Girdling occurs when hungry rodents strip the bark in a complete circle around a tree’s primary trunk.
Surviving the Vole War: Nature’s Surgical Strike on the Orchard
The spring melt in Northwestern Ontario is supposed to be a celebration, but for anyone growing trees, it often reveals a crime scene. As the white drifts recede, they expose the “bleached bones” of our youngest seedlings—trunks stripped bare, looking like dry driftwood against the mud. This is girdling, and if you’ve spent years nursing a tree from a seed only to find it white and barkless in early May, the frustration is absolute.
Girdling is essentially a surgical strike on a tree’s life support. Beneath that outer bark is the phloem, a microscopic highway that carries energy from the leaves down to the roots. When rodents chew a complete circle around the trunk, they aren’t just making a mess; they are cutting the throat of the tree. The roots starve, the sap stops flowing, and the tree becomes a “zombie”—it might try to leaf out using leftover moisture, but as soon as the June sun hits, it’s gone.
The culprits are the “sausages with teeth”: voles.
These relentless little bastards don’t hibernate. They spend all winter in the “subnivean” layer—the cozy gap between the warm dirt and the deep snow. Hidden from hawks and owls, they turn your orchard into a private buffet. They utilize this hidden space to feed on tender bark undetected, often leaving behind nothing but a pile of scat and a ruined sapling. It’s a harsh reminder that in the North, the most dangerous predators don’t always have claws; sometimes they just have tiny incisors and a lot of time.
But there is a silver lining for the purists. Because these trees were grown from seed, their genetics are consistent from the deepest root to the highest bud. Unlike a store-bought grafted tree that dies forever once the damage hits the “join,” a seedling is an immortal battery. If you make a clean “stump cut” into the healthy bark just above the soil line, you trigger a biological reboot. That root system, packed with years of stored sugar, will surge into new growth. By July, a new, vigorous leader will likely have claimed the throne, often outgrowing the original tree within a single season.

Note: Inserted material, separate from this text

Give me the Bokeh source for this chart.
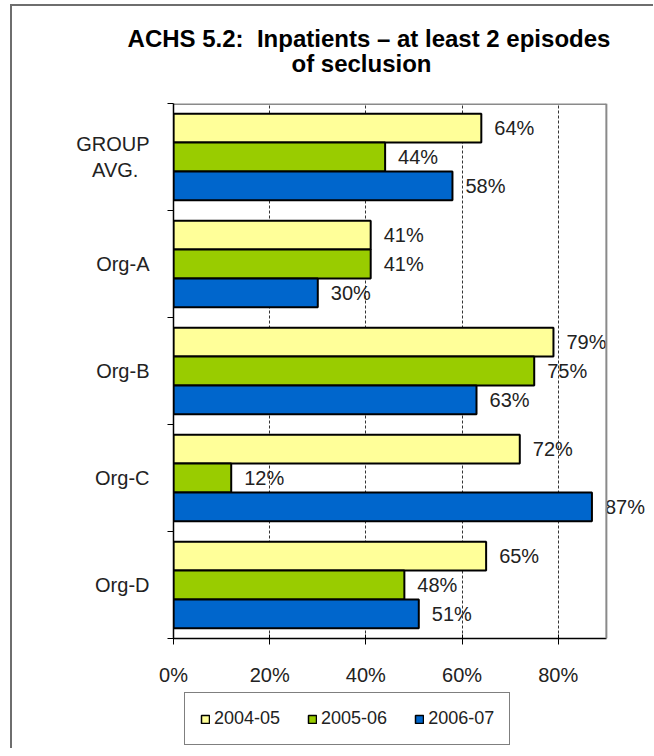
from bokeh.plotting import figure
from bokeh.models import (Range1d, FixedTicker, PrintfTickFormatter, Legend, LegendItem, Span, Div)
from bokeh.layouts import column
from bokeh.core.properties import value
from bokeh.embed import file_html
from bokeh.resources import INLINE
import numpy as np

# ---- data ----
categories = ["GROUP AVG.", "Org-A", "Org-B", "Org-C", "Org-D"]
cat_labels = ["GROUP\nAVG.\u00a0\u00a0", "Org-A", "Org-B", "Org-C", "Org-D"]
s2004_05 = [64, 41, 79, 72, 65]
s2005_06 = [44, 41, 75, 12, 48]
s2006_07 = [58, 30, 63, 87, 51]
series_names = ["2004-05", "2005-06", "2006-07"]
x_ticks = [0, 20, 40, 60, 80]
title_lines = ["ACHS 5.2:  Inpatients \u2013 at least 2 episodes", "of seclusion"]

colors = ["#FFFF99", "#99CC00", "#0066CC"]
FONT = "Liberation Sans"
W = 641
XMAX = 90          # right edge of the plot area (gray border)
XVIEW = 99.8       # visible range, so that labels past the border are not clipped

# ---- title (HTML text) ----
tstyle = ("font-family:'Liberation Sans', Arial, sans-serif; font-weight:bold; font-size:24px; "
          "line-height:25px; color:#000; white-space:nowrap; text-align:center;")
title_html = (f'<div style="padding-top:20px; margin-left:115px; width:484px; {tstyle}">'
              f'{title_lines[0].replace("  ", "&nbsp; ")}</div>'
              f'<div style="margin-left:269px; width:161px; {tstyle}">{title_lines[1]}</div>')
tdiv = Div(text=title_html, width=W, height=95, margin=0)

# ---- main chart ----
n = len(categories)
centers = np.array([n - 0.5 - i for i in range(n)])  # top-to-bottom

p = figure(width=W, height=587, output_backend="svg", toolbar_location=None,
           x_range=Range1d(0, XVIEW), y_range=Range1d(0, n), title=None,
           min_border_left=161, min_border_right=0, min_border_top=2, min_border_bottom=49)
p.background_fill_color = "white"
p.border_fill_color = "white"
p.outline_line_color = None

xa = p.xaxis[0]
xa.ticker = FixedTicker(ticks=x_ticks)
xa.formatter = PrintfTickFormatter(format="%d%%")
xa.bounds = (0, XMAX)
xa.axis_line_color = "black"
xa.axis_line_width = 1.5
xa.major_tick_line_color = "black"
xa.major_tick_in = 4
xa.major_tick_out = 6
xa.minor_tick_line_color = None
xa.major_label_text_font = FONT
xa.major_label_text_font_size = "20px"
xa.major_label_text_color = "#222222"
xa.major_label_standoff = 19

ya = p.yaxis[0]
ya.ticker = FixedTicker(ticks=list(centers), minor_ticks=list(range(n + 1)))
ya.major_label_overrides = {float(c): lab for c, lab in zip(centers, cat_labels)}
ya.axis_line_color = "black"
ya.axis_line_width = 1.5
ya.major_tick_line_color = None
ya.major_tick_out = 6
ya.minor_tick_line_color = "black"
ya.minor_tick_out = 6
ya.minor_tick_in = 0
ya.major_label_text_font = FONT
ya.major_label_text_font_size = "20px"
ya.major_label_text_color = "#222222"
ya.major_label_standoff = 18

p.xgrid.ticker = FixedTicker(ticks=x_ticks)
p.xgrid.grid_line_color = "#333333"
p.xgrid.grid_line_dash = "3 2"
p.xgrid.grid_line_width = 1
p.ygrid.grid_line_color = None

# plot-area border (top and right), gray as in the original
p.add_layout(Span(location=XMAX, dimension="height", line_color="#8a8a8a", line_width=2))
p.segment(x0=[0], x1=[XMAX], y0=[n], y1=[n], line_color="#8a8a8a", line_width=3)

bar_h = 0.27
offsets = [bar_h, 0.0, -bar_h]
for vals, off, col in zip([s2004_05, s2005_06, s2006_07], offsets, colors):
    ys = centers + off
    p.hbar(y=ys, right=vals, left=0, height=bar_h, fill_color=col,
           line_color="black", line_width=2)
    p.text(x=vals, y=ys, text=[f"{v}%" for v in vals], x_offset=13,
           text_baseline="middle", text_align="left", text_font=value(FONT),
           text_font_size="20px", text_color="#222222")

# ---- legend strip ----
pl = figure(width=W, height=60, output_backend="svg", toolbar_location=None,
            x_range=Range1d(0, 1), y_range=Range1d(0, 1),
            x_axis_type=None, y_axis_type=None, min_border=0, title=None)
pl.outline_line_color = None
pl.grid.grid_line_color = None
# legend proxies: zero-size bars outside the visible strip, only used for the legend swatches
proxies = [pl.hbar(y=[-1], left=[0], right=[0], height=0, fill_color=c,
                   line_color="black", line_width=1.5)
           for c in colors]
legend = Legend(items=[LegendItem(label=nm, renderers=[r]) for nm, r in zip(series_names, proxies)],
                orientation="horizontal", location=(11, 3),
                glyph_width=10, glyph_height=10, label_standoff=4, spacing=27,
                padding=15, margin=0,
                label_text_font=FONT, label_text_font_size="18px", label_text_color="#222222",
                border_line_color="black", border_line_width=1.5,
                background_fill_color="white", background_fill_alpha=1.0)
pl.add_layout(legend, "center")

layout = column(tdiv, p, pl, spacing=0,
                styles={"margin-left": "10px", "margin-top": "4px",
                        "border-left": "2px solid #6e6e6e", "border-top": "2px solid #6e6e6e"})

open("out.html", "w").write(file_html(layout, INLINE))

We want to send a massive shout-out to the folks at the Art Borups Corners program. Finding a few of your “kids” chewed down to the bone is a gut-punch, but it’s a hurdle every northern grower eventually clears.
They’ve raised an incredible collection of beautiful, hardy trees, and while the voles claimed a few victories this winter, they haven’t won the war. With the sheer volume of healthy, vibrant seedlings still standing, Art Borups Corners is going to manage this setback just fine. This isn’t a funeral for an orchard; it’s just a lesson in resilience—and a reminder to buy more hardware cloth for next year.